[START STORED DATA]

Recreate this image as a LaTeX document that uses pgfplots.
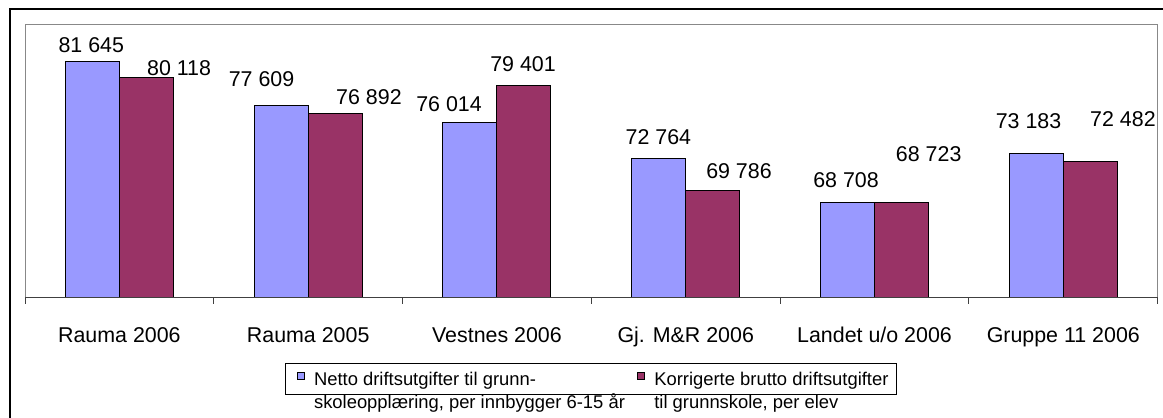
\documentclass[border=0pt]{standalone}
\usepackage{fontspec}
\setmainfont{Liberation Sans}
\usepackage{pgfplots}
\usepackage{pgfplotstable}
\pgfplotsset{compat=1.18}

\definecolor{netto}{HTML}{9999FF}
\definecolor{brutto}{HTML}{993366}
\definecolor{boxgray}{HTML}{888888}

\newcommand\lblfont{\fontsize{10.7}{12.8}\selectfont}
\newcommand\legfont{\fontsize{9.2}{11.5}\selectfont}

% kroner per innbygger / per elev
\pgfplotstableread{
x netto brutto
0 81645 80118
1 77609 76892
2 76014 79401
3 72764 69786
4 68708 68723
5 73183 72482
}\utgifter

\begin{document}
\begin{tikzpicture}[x=0.5pt,y=0.5pt, lbl/.style={font=\lblfont, inner sep=0pt}]
\path[use as bounding box] (0,0) rectangle (1163,418);
\begin{scope}
\clip (0,0) rectangle (1163,418);
\draw[black, line width=0.6pt] (10,409) rectangle (1190,-30);
\begin{axis}[
    at={(12.5pt,60.15pt)}, anchor=south west,
    scale only axis,
    width=566.35pt, height=136.6pt,
    ybar=0pt, bar width=27pt,
    xmin=-0.5, xmax=5.5,
    ymin=60000, ymax=85000,
    clip mode=individual,
    axis line style={boxgray, line width=0.5pt},
    ytick=\empty,
    xtick={0,...,5},
    xticklabels={Rauma 2006, Rauma 2005, Vestnes 2006, Gj. M\&R 2006, Landet u/o 2006, Gruppe 11 2006},
    major tick length=0pt,
    minor xtick={-0.5,0.5,...,5.5},
    minor tick length=3pt,
    tick align=outside,
    xtick pos=bottom,
    minor tick style={black!75, line width=0.5pt},
    xticklabel style={font=\lblfont, anchor=base, yshift=-22.3pt},
    legend columns=2,
    legend cell align=left,
    legend style={
        at={(0.2295,-0.239)}, anchor=north west,
        draw=black, line width=0.5pt,
        font=\legfont,
        inner xsep=4pt, inner ysep=3pt,
        cells={anchor=base west},
        nodes={inner sep=0pt},
        /tikz/every odd column/.append style={column sep=4.7pt},
        /tikz/every even column/.append style={column sep=4.35pt},
    },
]
\addplot[fill=netto, draw=black, line width=0.5pt,
    legend image code/.code={\path (0pt,0pt); \draw[fill=netto, draw=black, line width=0.4pt] (1.5pt,3pt) rectangle (5.15pt,6.65pt);}]
    table[x=x, y=netto] {\utgifter};
\addlegendentry{\begin{tabular}[t]{@{}l@{}}Netto driftsutgifter til grunn-\\skoleopplæring, per innbygger 6-15 år\end{tabular}}
\addplot[fill=brutto, draw=black, line width=0.5pt,
    legend image code/.code={\path (0pt,0pt); \draw[fill=brutto, draw=black, line width=0.4pt] (1.5pt,3pt) rectangle (5.15pt,6.65pt);}]
    table[x=x, y=brutto] {\utgifter};
\addlegendentry{\begin{tabular}[t]{@{}l@{}}Korrigerte brutto driftsutgifter\\til grunnskole, per elev\end{tabular}}

\draw[black!75, line width=0.6pt] (rel axis cs:0,0) -- (rel axis cs:1,0);

\node[lbl] at (axis cs:-0.149,83076) {81 645};
\node[lbl] at (axis cs:0.316,81018) {80 118};
\node[lbl] at (axis cs:0.753,80011) {77 609};
\node[lbl] at (axis cs:1.322,78318) {76 892};
\node[lbl] at (axis cs:1.746,77724) {76 014};
\node[lbl] at (axis cs:2.138,81384) {79 401};
\node[lbl] at (axis cs:2.855,74704) {72 764};
\node[lbl] at (axis cs:3.282,71547) {69 786};
\node[lbl] at (axis cs:3.849,70724) {68 708};
\node[lbl] at (axis cs:4.287,73149) {68 723};
\node[lbl] at (axis cs:4.816,76141) {73 183};
\node[lbl] at (axis cs:5.316,76351) {72 482};
\end{axis}
\end{scope}
\end{tikzpicture}
\end{document}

[END STORED DATA]

→ WORK INSTRUCTIONS
Write out every line above exactly as it is, leaving out the pictures.

→ OUTPUT FOR THIS TASK
Recreate this image as a LaTeX document that uses pgfplots.
\documentclass[border=0pt]{standalone}
\usepackage{fontspec}
\setmainfont{Liberation Sans}
\usepackage{pgfplots}
\usepackage{pgfplotstable}
\pgfplotsset{compat=1.18}

\definecolor{netto}{HTML}{9999FF}
\definecolor{brutto}{HTML}{993366}
\definecolor{boxgray}{HTML}{888888}

\newcommand\lblfont{\fontsize{10.7}{12.8}\selectfont}
\newcommand\legfont{\fontsize{9.2}{11.5}\selectfont}

% kroner per innbygger / per elev
\pgfplotstableread{
x netto brutto
0 81645 80118
1 77609 76892
2 76014 79401
3 72764 69786
4 68708 68723
5 73183 72482
}\utgifter

\begin{document}
\begin{tikzpicture}[x=0.5pt,y=0.5pt, lbl/.style={font=\lblfont, inner sep=0pt}]
\path[use as bounding box] (0,0) rectangle (1163,418);
\begin{scope}
\clip (0,0) rectangle (1163,418);
\draw[black, line width=0.6pt] (10,409) rectangle (1190,-30);
\begin{axis}[
    at={(12.5pt,60.15pt)}, anchor=south west,
    scale only axis,
    width=566.35pt, height=136.6pt,
    ybar=0pt, bar width=27pt,
    xmin=-0.5, xmax=5.5,
    ymin=60000, ymax=85000,
    clip mode=individual,
    axis line style={boxgray, line width=0.5pt},
    ytick=\empty,
    xtick={0,...,5},
    xticklabels={Rauma 2006, Rauma 2005, Vestnes 2006, Gj. M\&R 2006, Landet u/o 2006, Gruppe 11 2006},
    major tick length=0pt,
    minor xtick={-0.5,0.5,...,5.5},
    minor tick length=3pt,
    tick align=outside,
    xtick pos=bottom,
    minor tick style={black!75, line width=0.5pt},
    xticklabel style={font=\lblfont, anchor=base, yshift=-22.3pt},
    legend columns=2,
    legend cell align=left,
    legend style={
        at={(0.2295,-0.239)}, anchor=north west,
        draw=black, line width=0.5pt,
        font=\legfont,
        inner xsep=4pt, inner ysep=3pt,
        cells={anchor=base west},
        nodes={inner sep=0pt},
        /tikz/every odd column/.append style={column sep=4.7pt},
        /tikz/every even column/.append style={column sep=4.35pt},
    },
]
\addplot[fill=netto, draw=black, line width=0.5pt,
    legend image code/.code={\path (0pt,0pt); \draw[fill=netto, draw=black, line width=0.4pt] (1.5pt,3pt) rectangle (5.15pt,6.65pt);}]
    table[x=x, y=netto] {\utgifter};
\addlegendentry{\begin{tabular}[t]{@{}l@{}}Netto driftsutgifter til grunn-\\skoleopplæring, per innbygger 6-15 år\end{tabular}}
\addplot[fill=brutto, draw=black, line width=0.5pt,
    legend image code/.code={\path (0pt,0pt); \draw[fill=brutto, draw=black, line width=0.4pt] (1.5pt,3pt) rectangle (5.15pt,6.65pt);}]
    table[x=x, y=brutto] {\utgifter};
\addlegendentry{\begin{tabular}[t]{@{}l@{}}Korrigerte brutto driftsutgifter\\til grunnskole, per elev\end{tabular}}

\draw[black!75, line width=0.6pt] (rel axis cs:0,0) -- (rel axis cs:1,0);

\node[lbl] at (axis cs:-0.149,83076) {81 645};
\node[lbl] at (axis cs:0.316,81018) {80 118};
\node[lbl] at (axis cs:0.753,80011) {77 609};
\node[lbl] at (axis cs:1.322,78318) {76 892};
\node[lbl] at (axis cs:1.746,77724) {76 014};
\node[lbl] at (axis cs:2.138,81384) {79 401};
\node[lbl] at (axis cs:2.855,74704) {72 764};
\node[lbl] at (axis cs:3.282,71547) {69 786};
\node[lbl] at (axis cs:3.849,70724) {68 708};
\node[lbl] at (axis cs:4.287,73149) {68 723};
\node[lbl] at (axis cs:4.816,76141) {73 183};
\node[lbl] at (axis cs:5.316,76351) {72 482};
\end{axis}
\end{scope}
\end{tikzpicture}
\end{document}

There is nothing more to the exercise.